= Ex voto of the Attalids (Delphi) =

Several Hellenistic kings dedicated monuments in the sanctuary of Apollo in Delphi, in an effort to emphasize their prestige. Among those kings were the Attalids of Pergamon, who occupied a prominent position at the highest point of the Sacred Way, close to the temple of Apollo where they erected their ex votos.

==Description==
The highest part of the Sacred Way and the area around the temple of Apollo in Delphi was one of the most prominent positions in the sanctuary and was built at a relatively late date. To the right there is a square situated at a height of 2.5 meters above the temple's level, on a specially made terrace, constructed under order of the king Attalus I of Pergamon (240–197 B.C.).
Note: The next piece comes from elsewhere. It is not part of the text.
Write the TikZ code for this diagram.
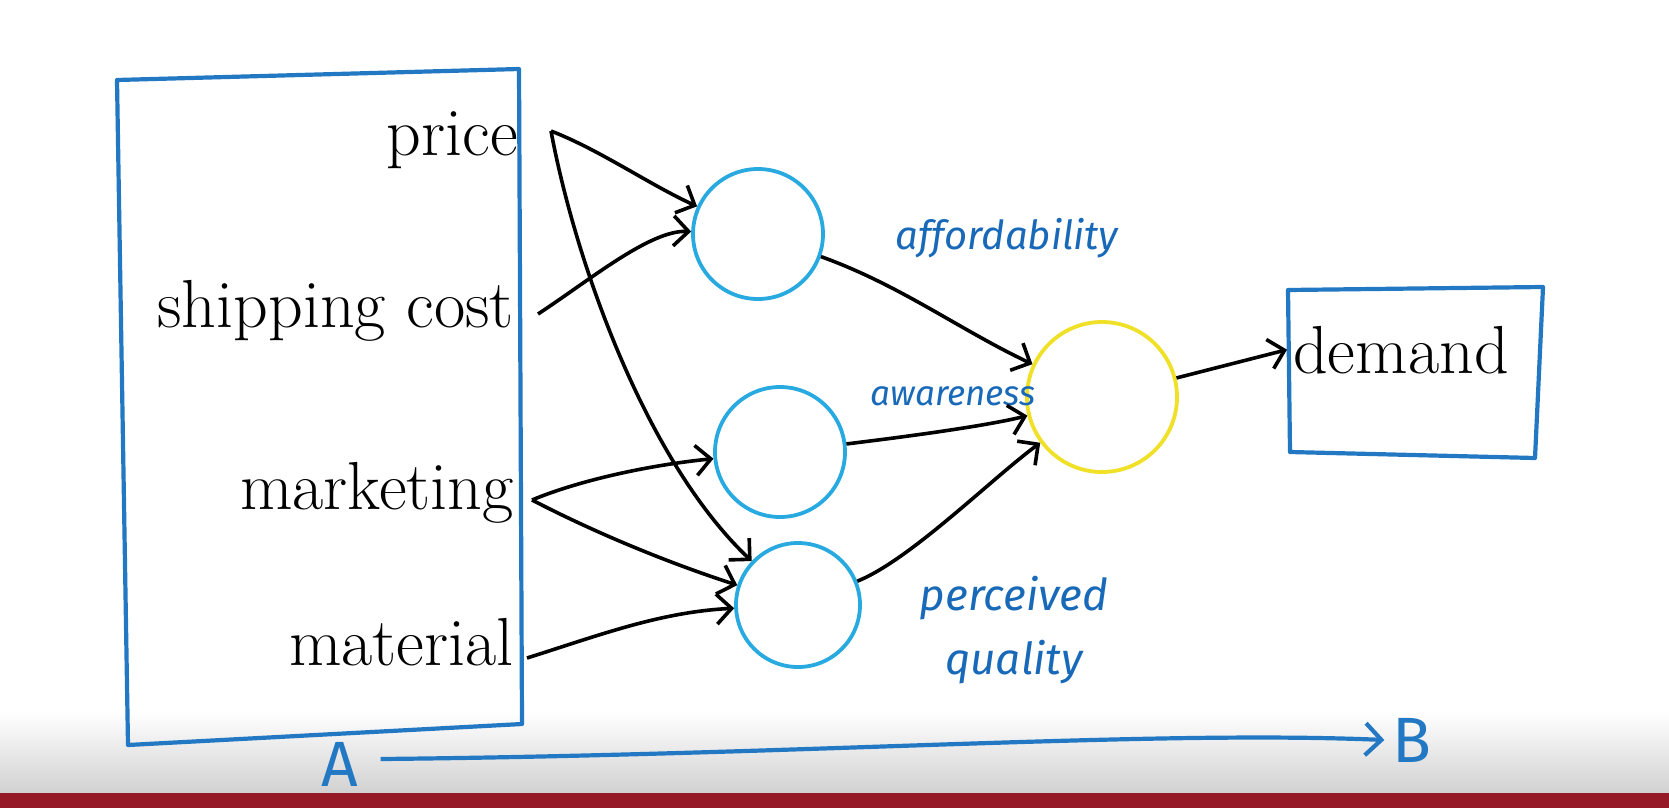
\documentclass[tikz,border=0pt]{standalone}
\usepackage{fontspec}
\usetikzlibrary{arrows.meta}
\newfontfamily\hand{Fira Sans}
\definecolor{boxblue}{RGB}{35,120,195}
\definecolor{cirblue}{RGB}{40,170,225}
\definecolor{penyellow}{RGB}{240,225,40}
\definecolor{labblue}{RGB}{25,105,185}
\definecolor{barred}{RGB}{150,25,40}
\tikzset{
  feat/.style={anchor=base east, inner sep=0pt, font=\fontsize{68}{68}\selectfont},
  hid/.style={circle, draw=cirblue, line width=3.8pt, minimum size=130pt, inner sep=0pt},
  outn/.style={circle, draw=penyellow, line width=3.8pt, minimum size=150pt, inner sep=0pt},
  arr/.style={line width=3.6pt, -{Straight Barb[length=15pt,width=30pt,line width=3.6pt]}},
  lab/.style={text=labblue, inner sep=0pt, font=\hand\itshape\fontsize{40}{62}\selectfont, align=center},
  pen/.style={draw=boxblue, line width=4.2pt}
}
\begin{document}
\begin{tikzpicture}[x=1pt,y=-1pt]
\useasboundingbox (0,0) rectangle (1669,808);
\fill[white] (0,0) rectangle (1669,808);
\shade[top color=white, bottom color=black!18] (0,712) rectangle (1669,793);
\fill[barred] (0,793) rectangle (1669,808);

% input box
\draw[pen, line join=round] (117,80) -- (519,69) -- (522,724) -- (128,745) -- cycle;

% features
\node[feat] (price) at (518,155) {price};
\node[feat] (ship) at (514,327) {shipping cost};
\node[feat] (mkt) at (514,509) {marketing};
\node[feat] (mat) at (514,665) {material};

% hidden units
\node[hid] (c1) at (758,234) {};
\node[hid] (c2) at (780,452) {};
\node[hid, minimum size=124pt] (c3) at (798,605) {};
\node[outn] (y) at (1102,397) {};

% output box
\draw[pen, line join=round] (1288,290) -- (1543,287) -- (1535,458) -- (1290,452) -- cycle;
\node[anchor=base west, inner sep=0pt, font=\fontsize{68}{68}\selectfont] (dem) at (1293,373) {demand};

% labels
\node[lab] (laff) at (1007,238) {affordability};
\node[lab, font=\hand\itshape\fontsize{35}{40}\selectfont] (lawa) at (953,396) {awareness};
\node[lab, font=\hand\itshape\fontsize{44}{64}\selectfont] (lqua) at (1014,630) {perceived\\quality};

% start points
\coordinate (pr) at (551,131);
\coordinate (sh) at (538,314);
\coordinate (mk) at (532,500);
\coordinate (ma) at (527,658);

% arrows from inputs
\draw[arr] (pr) .. controls (600,150) and (650,185) .. (c1);
\draw[arr] (pr) .. controls (575,260) and (645,460) .. (c3);
\draw[arr] (sh) .. controls (590,280) and (650,230) .. (c1);
\draw[arr] (mk) .. controls (580,480) and (650,465) .. (c2);
\draw[arr] (mk) .. controls (590,530) and (660,560) .. (c3);
\draw[arr] (ma) .. controls (600,635) and (660,612) .. (c3);

% arrows to output
\draw[arr] (c1) .. controls (900,285) and (960,330) .. (y);
\draw[arr] (c2) .. controls (920,435) and (990,425) .. (y);
\draw[arr] (c3) .. controls (910,560) and (990,480) .. (y);
\draw[arr] (y) -- ([xshift=-6pt]dem.west);

% A -> B
\node[text=boxblue, inner sep=0pt, font=\hand\fontsize{64}{64}\selectfont] (A) at (340,764) {A};
\node[text=boxblue, inner sep=0pt, font=\hand\fontsize{64}{64}\selectfont] (B) at (1412,740) {B};
\draw[draw=boxblue, line width=4.2pt, -{Straight Barb[length=16pt,width=32pt,line width=4.2pt]}]
  (A.east) ++(22pt,5pt) .. controls (800,755) and (1150,730) .. ([xshift=-8pt]B.west);
\end{tikzpicture}
\end{document}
The square encloses a total surface of about 1000 sq m (measuring 41×23 meters) and constituted an extension of the temple area to the east. The western end was delimited by a late archaic treasury which remains to this date unidentified. Initially there were erected four monuments, which are considered contemporary: they comprise a Doric portico covering the northern part of the square (later transformed into a cistern), dedicated by Attalus I and repaired by Attalus II; an "oikos" (house) in the northeastern corner; the base of a column in the northwestern corner, where the statue of Attalus I stood; finally a rectangular pedestal made of porous stone, of unidentified use. The incomers to the sanctuary entered from the east and those following the Sacred Way entered by means of a staircase starting next to the ex voto of the Rhodians. Slightly later, in 182 B.C., Attalus' successor, Eumenes II, erected a bronze statue of himself mounting a horse, the base of which is still extant today next to the monument of his predecessor.